## START COLLECTED DATA

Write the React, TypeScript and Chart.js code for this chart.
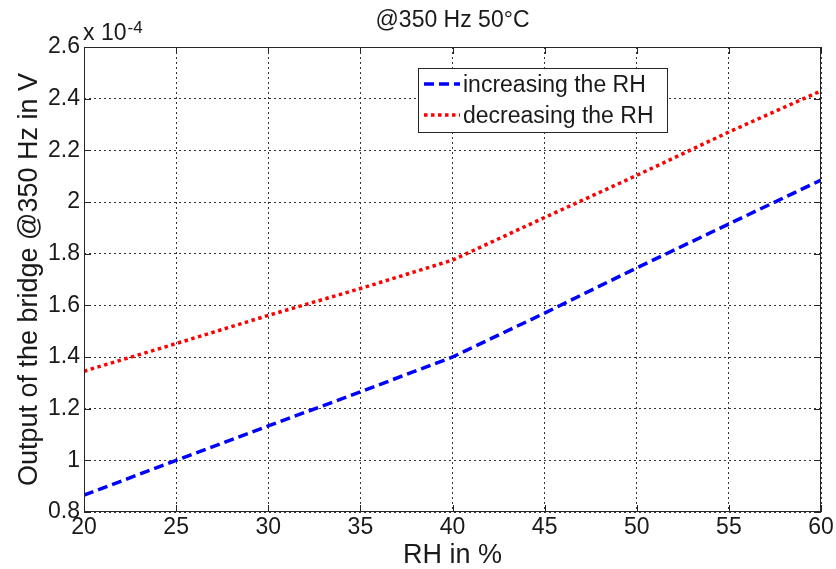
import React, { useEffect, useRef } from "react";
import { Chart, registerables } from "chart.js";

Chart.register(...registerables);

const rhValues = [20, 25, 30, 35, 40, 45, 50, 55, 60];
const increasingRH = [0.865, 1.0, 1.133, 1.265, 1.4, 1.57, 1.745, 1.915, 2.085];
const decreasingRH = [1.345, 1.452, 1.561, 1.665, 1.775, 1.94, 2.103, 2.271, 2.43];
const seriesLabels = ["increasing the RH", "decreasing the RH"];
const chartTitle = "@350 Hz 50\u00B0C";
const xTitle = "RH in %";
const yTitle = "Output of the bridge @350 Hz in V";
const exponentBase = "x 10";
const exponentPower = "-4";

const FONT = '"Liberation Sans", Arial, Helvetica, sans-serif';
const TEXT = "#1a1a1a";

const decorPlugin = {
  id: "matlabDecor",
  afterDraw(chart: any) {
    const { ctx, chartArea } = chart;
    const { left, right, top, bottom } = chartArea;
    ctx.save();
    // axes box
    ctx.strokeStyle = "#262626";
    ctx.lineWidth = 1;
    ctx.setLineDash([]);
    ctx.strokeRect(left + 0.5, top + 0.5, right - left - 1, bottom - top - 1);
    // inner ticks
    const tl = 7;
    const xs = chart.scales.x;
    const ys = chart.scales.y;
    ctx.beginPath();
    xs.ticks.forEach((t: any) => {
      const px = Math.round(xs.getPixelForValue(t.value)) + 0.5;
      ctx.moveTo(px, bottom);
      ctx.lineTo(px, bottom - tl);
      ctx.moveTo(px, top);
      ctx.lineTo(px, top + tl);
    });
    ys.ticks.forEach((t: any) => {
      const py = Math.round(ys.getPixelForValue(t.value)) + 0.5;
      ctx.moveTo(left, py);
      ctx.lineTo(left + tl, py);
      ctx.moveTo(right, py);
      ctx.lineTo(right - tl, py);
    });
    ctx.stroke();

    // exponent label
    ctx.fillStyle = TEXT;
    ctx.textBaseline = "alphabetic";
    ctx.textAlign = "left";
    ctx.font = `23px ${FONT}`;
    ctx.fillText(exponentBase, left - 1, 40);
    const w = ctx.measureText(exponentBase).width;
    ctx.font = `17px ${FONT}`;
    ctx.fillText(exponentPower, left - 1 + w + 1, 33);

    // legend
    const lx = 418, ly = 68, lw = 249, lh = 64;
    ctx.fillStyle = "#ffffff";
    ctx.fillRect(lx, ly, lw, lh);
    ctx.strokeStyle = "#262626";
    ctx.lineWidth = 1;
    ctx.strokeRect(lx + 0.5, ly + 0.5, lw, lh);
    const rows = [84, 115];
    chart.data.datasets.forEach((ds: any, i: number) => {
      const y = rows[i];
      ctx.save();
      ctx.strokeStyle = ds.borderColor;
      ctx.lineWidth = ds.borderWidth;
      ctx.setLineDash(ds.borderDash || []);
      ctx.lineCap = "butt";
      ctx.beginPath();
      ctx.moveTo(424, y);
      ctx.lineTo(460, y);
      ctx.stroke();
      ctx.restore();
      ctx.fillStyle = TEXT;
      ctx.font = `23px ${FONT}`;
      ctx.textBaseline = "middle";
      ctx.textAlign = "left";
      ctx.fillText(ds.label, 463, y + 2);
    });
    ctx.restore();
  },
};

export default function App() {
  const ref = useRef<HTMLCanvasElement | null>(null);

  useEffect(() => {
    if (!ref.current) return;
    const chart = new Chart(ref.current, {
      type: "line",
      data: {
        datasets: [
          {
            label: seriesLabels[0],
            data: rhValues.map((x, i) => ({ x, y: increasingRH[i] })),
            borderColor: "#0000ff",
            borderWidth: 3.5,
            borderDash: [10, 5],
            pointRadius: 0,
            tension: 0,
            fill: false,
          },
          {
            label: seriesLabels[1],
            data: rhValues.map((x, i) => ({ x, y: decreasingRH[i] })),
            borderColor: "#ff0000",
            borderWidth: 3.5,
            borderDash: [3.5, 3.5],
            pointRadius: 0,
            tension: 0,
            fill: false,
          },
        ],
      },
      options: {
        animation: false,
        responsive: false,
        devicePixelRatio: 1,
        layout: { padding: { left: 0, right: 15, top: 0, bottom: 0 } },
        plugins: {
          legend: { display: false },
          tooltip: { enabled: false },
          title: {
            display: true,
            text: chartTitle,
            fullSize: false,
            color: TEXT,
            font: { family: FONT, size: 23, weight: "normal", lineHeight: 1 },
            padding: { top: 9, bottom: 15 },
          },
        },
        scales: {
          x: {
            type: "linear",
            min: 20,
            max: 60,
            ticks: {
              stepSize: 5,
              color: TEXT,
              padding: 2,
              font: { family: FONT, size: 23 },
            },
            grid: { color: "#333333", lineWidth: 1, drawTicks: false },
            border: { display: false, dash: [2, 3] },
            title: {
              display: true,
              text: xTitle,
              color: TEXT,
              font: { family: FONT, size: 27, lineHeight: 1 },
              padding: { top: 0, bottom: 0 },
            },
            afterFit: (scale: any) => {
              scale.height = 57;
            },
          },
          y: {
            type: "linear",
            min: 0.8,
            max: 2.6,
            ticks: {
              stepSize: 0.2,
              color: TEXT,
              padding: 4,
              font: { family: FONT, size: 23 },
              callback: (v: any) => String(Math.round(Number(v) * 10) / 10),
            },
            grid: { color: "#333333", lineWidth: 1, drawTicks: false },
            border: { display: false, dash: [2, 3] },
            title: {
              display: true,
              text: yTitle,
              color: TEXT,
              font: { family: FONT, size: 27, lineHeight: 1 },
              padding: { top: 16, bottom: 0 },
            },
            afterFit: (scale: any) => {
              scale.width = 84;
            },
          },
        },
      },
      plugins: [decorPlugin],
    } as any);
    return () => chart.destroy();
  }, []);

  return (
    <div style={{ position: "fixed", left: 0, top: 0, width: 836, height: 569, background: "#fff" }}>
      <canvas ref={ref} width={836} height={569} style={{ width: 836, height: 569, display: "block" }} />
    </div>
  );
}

## END COLLECTED DATA

• [INSTRUCTION] Only the lines from the top of the data through the line with "Chart.register(...registerables);" should be quoted, exactly and with both ends kept; skip the pictures.

• [EXERCISE SOLUTION]
Write the React, TypeScript and Chart.js code for this chart.
import React, { useEffect, useRef } from "react";
import { Chart, registerables } from "chart.js";

Chart.register(...registerables);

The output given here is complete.